Moreover, the report is critical of the state’s failure to utilize regional Health and Medical Coordinating Coalitions (HMCC). They require more autonomy and less bureaucracy to better assist localities, especially as they differ from the entire state.
The report also pans the Baker administration’s failure to use an orthodox command structure to manage the response. Authority was unclear except that Sudders sat atop the whole apparatus.
“The administration deviated from standard incident management practices with the COVID-19 Command Center as the primary response operations structure responsible for multi-agency, multi-discipline and all jurisdictional coordination. The COVID-19 Command Center, the core of the administration’s response to the virus, used a more amorphous, less defined structure, placing EOHHS Secretary Sudders at the helm of its operation,” the report reads.
This “hub & spoke” setup also left local officials to enforce changes and rules, often with little opportunity to offer input. Rather, a clearer line of command should have run through the Department of Public Health, which reports to Sudders.

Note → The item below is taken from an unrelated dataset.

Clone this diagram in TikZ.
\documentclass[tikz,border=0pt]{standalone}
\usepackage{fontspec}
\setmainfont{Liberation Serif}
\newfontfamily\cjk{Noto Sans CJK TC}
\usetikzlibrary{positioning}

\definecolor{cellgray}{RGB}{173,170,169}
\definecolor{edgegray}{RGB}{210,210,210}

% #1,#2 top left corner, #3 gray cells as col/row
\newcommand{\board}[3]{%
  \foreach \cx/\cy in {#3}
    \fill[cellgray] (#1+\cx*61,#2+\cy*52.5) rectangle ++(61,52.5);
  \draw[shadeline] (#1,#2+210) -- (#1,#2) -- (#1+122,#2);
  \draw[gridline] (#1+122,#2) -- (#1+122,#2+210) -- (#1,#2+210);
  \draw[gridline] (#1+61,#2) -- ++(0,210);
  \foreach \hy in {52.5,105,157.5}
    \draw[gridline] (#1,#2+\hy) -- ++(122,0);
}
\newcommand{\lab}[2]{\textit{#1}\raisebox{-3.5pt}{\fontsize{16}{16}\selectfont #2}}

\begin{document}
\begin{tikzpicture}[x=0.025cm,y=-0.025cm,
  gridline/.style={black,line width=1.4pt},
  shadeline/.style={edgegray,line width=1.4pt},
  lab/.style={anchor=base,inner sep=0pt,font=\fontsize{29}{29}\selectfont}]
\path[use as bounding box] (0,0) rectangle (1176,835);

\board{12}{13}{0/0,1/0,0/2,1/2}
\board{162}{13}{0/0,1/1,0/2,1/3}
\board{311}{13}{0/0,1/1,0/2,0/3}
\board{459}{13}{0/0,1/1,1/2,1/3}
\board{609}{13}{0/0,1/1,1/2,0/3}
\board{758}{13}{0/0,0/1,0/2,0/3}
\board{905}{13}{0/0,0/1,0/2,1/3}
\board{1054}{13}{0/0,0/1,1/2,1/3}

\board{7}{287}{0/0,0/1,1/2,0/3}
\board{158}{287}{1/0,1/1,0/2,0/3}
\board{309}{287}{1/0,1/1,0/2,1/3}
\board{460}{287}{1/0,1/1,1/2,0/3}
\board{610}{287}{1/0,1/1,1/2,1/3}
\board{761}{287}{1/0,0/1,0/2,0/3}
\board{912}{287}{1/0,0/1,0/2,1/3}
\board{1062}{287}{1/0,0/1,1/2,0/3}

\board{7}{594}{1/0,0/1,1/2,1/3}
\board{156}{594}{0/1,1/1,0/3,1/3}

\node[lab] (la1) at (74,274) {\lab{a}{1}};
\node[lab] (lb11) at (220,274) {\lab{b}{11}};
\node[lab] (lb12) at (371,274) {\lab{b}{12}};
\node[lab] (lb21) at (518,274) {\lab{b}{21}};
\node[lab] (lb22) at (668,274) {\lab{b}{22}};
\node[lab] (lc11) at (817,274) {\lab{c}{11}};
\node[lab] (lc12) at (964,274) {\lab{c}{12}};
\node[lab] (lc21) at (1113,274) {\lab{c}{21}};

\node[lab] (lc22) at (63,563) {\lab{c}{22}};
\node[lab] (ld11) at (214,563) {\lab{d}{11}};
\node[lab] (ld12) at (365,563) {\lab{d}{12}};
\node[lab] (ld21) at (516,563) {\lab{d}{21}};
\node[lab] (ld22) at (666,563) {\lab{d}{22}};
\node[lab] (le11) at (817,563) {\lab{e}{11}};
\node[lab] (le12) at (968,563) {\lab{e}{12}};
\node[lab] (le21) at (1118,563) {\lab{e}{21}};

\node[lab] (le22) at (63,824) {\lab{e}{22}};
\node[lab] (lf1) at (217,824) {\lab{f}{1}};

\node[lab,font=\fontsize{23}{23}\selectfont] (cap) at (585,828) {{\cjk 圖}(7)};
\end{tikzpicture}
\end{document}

The Committee identified similar problems with the vaccine rollout. Indeed, a separate recommendation called for the appointment of a special assistant for vaccination to oversee allocation and administration of vaccinations.
Comerford observed that communities of color and rural populations remain some of the least vaccinated in the state. These are the same communities that now lack full vaccination courses, something that remains a problem as vaccination expands to children as young as six months.

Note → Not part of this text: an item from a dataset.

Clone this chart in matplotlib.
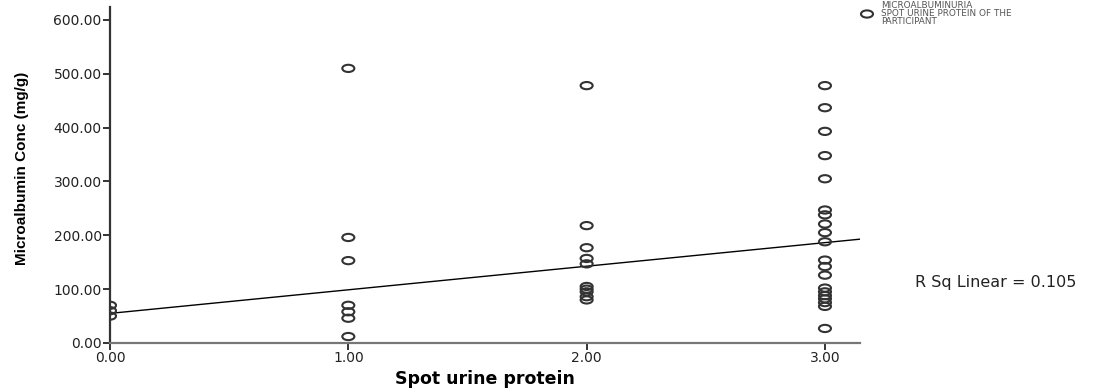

“To the Baker administration’s credit, they did these equity communities” during earlier phases of the vaccine campaign, Comerford said. However, she said there should be somebody establishing and meting out benchmarks in the vaccination space.
“The person in this role must be expert not simply in vaccines and infectious disease, but must be someone with a proven track record of trust within communities of color and must be committed to developing direct lines of communication with community-based organizations,” the report states.
Many efforts to manage Sars-CoV-2, the virus that causes COVID-19, will likely last only as long as the pandemic does. Others could endure and apply elsewhere with longer-term impacts.
The report urges investment in wastewater surveillance. Currently, this data can predict peaks and valleys in coronavirus spread. However, as symptomatic Covid and testing ebbs, the examination of sewage could offer hints into other epidemics. Right now, however, some parts of Massachusetts are surveilling their effluvia better than others.
“Wastewater is an emergent technology,” Comerford said. “Something that is going to benefit is way beyond COVID.”
In addition to this virus, it could be signal rises in mosquito-borne disease or even spikes in opioid use.
This committee arose amid a broader context of greater legislative oversight on Beacon Hill. For example, the Transportation Committee will soon probe the administration’s management of the Massachusetts Bay Transportation Authority. Comerford emphasized this was a proper role for the legislature in a crisis. However the committee was just one part of the larger whole.
“That’s the thing. This was not done from the sidelines,” she said. “We have a responsibility here in partnership” with the administration.
“I’m not telling you that I got every one of those oversight hearings right, but would I do them again? Absolutely,” Comerford added.